Emma Roy returns with more cold hard science on the professed benefits of meditation and then drops the ever pertinent question, "yes, but is this the point?" With some of the science pointing out that many people develop only the positive or negative results they are told they will achieve, we are left with the question, "what actually is the benefit we're after?" If we say it's nothing, is that all we'll get? But if we say it's something, are we just making placebos? Join us for a deep dive into the true meaning of benefit and what sort of benefits we might find when we sit past the point of looking for the point.

Dave Cuomo - The Precepts: 16 Ways to Stop Being Rational

“The irony of sitting with what a horrible person you can be, is how much better a person that can help you become.” - Dave Cuomo

Somewhere in between a rule and a riddle lies the Zen vows. Dave traces their origin from poor Buddha who was just trying to keep the peace with his unruly monks by giving them a few rules (ok, more like a few hundred…), up to the modern Zen version that starts each vow with the caveat that nothing about the self or the universe is comprehensible, and by the way these rules are impossible, so let's promise to uphold them and pay very close attention to what happens. Dave gives a thorough reading of various translations and understandings of each precept, and then reads from Kobun Chino's talks on the subject, where he makes the case that rather than be seen as rules, they are a constant opportunity to work out the relationship between your self and the universe. Naturally, Dave also breaks his precepts in the talk itself by freely discussing his own past mistakes, and the sangha talks about why it can be so liberating to get things wrong and let people down. 

Erik Andersen - Instant Zen

“Blaming is attributing the cause of something to one individual when the truth is that we’re all just one big mess of causation. Is it really that person’s fault or is it their parents’ fault? Is it their grandparents’ fault, is it the universe’s fault? Really it’s your fault for even having the concept of a fault.” - Erik Andersen

Following up on our history of the debate between gradual and sudden enlightenment, Erik follows our sudden victors forward in time to see what this sudden enlightenment really means for us in practice. With readings from Foyan's 'Instant Zen,' and Erik's favorite Buddhist story of Bahia of the Bark Cloth where Buddha finally takes the time to show a man that he is already instantly enlightened just moments before he gets killed by a cow (so... a happy ending?). But what does it mean to be suddenly enlightened? It means you are perfect and everything is fine. Or as Yunmen put it:

“Why do you wander around looking for answers? What do you think you’re missing? You’re fine. If you can’t take responsibility for yourself, whatever else you’re taught will be a lie. If you see some old teacher about to open their mouth, you should tell them to shut up. But instead you act like flies on manure struggling for a bite of shit.”

We swear, as always, it's just a Zen way of saying "I love you."

Dave Cuomo - Shantideva in the Streets, Nagarjuna in the Sheets (History of Zen)

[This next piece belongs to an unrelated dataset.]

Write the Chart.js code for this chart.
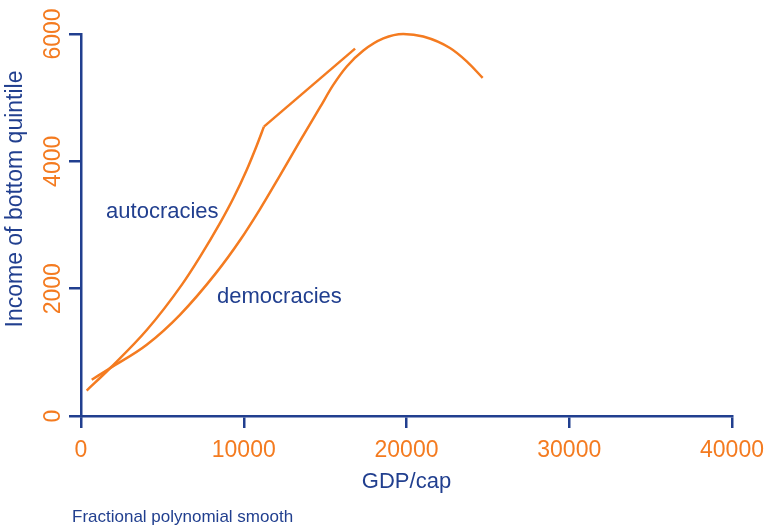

“When you’re wondering ‘what am I supposed to be doing?’ or ‘what should I do with this feeling ?’ or ‘am I doing this right?’ remember that these are ancient questions that were never solidly answered. So when I’m sitting and wondering ‘am I doing this right?’, I realize I must be, because thats what they’ve been doing for thousands of years, and at least I’m on the right question.” - Dave Cuomo

It’s the Great Debate Between Sudden and Gradual Enlightenment! It's the never ending questions of "What should I do with this [problematic event/thought/feeling ]? Do we make it better, or do we let it go? Not just idol musings, these were full on national debates held across Asia 1300 years ago with lives, careers, and scriptures on the line. We catch up with Nagarjuna, whose perfectly clear and pure teachings don't seem capable of staying true the moment he's died. We meet Shantideva who was mostly famous for "eating, shitting, and sleeping," until one day he decides to fly up into the air and deliver a perfect poem outlining the path to full Bodhisattvahood (that he also thoroughly disproves before his butt touches back down to Earth). And alas, poor Mohoyen who tied himself in knots trying to argue for the inexpressable only too find all his words burned in the end and an emperor not so politely telling him it's time to flee. It's the great question of the gradual vs the sudden path - am I already fundamentally perfect, or could I use a little work? (spoiler alert: yes)

Emma Roy - When Good Zazen Goes Bad

“What are we after that’s different than other types of inquiry? It’s an open question, but I know that these negative experiences are a hundred percent part of it” - Emma Roy

There’s a lot of talk about how great zazen is, but is it always good for you? It's been mentioned here and there that at some point anyone who engages in this practice can expect it to get, let's just say... difficult - that somewhere beyond the sunshine, roses, or boredom can be darker experiences some schools ominously call the “dark night of the soul.” But what are these experiences actually, why do they happen, and are they a blessing in disguise? Or does this mean meditation is harmful and should be avoided at all cost?? Luckily we have Emma to bring us science on the matter, cold hard data, studies, and first hand reports of those who've gone through it. The sangha is on hand to tell their own stories of madness, darkness,  disillusionment, and probe that darkness to see if there's light on the other side. Not a talk to be missed!

Jared Wynn - War & Peace

“it’s always first and foremost internal.” - Nina Snow

In a wide ranging discussion Jared shares his own missteps and anecdotes while looking for guidance everywhere from the Pali Canon to see how Buddha dealt with his conflicts (dark twist spoiler - he kills someone!), to our old friend Sunryu Suzuki and his recommendations toward skillful means, to Musashi - Japan's greatest sword fighter and warrior poet, who has a list of recommendations that the sangha decides are... let's just say challenging.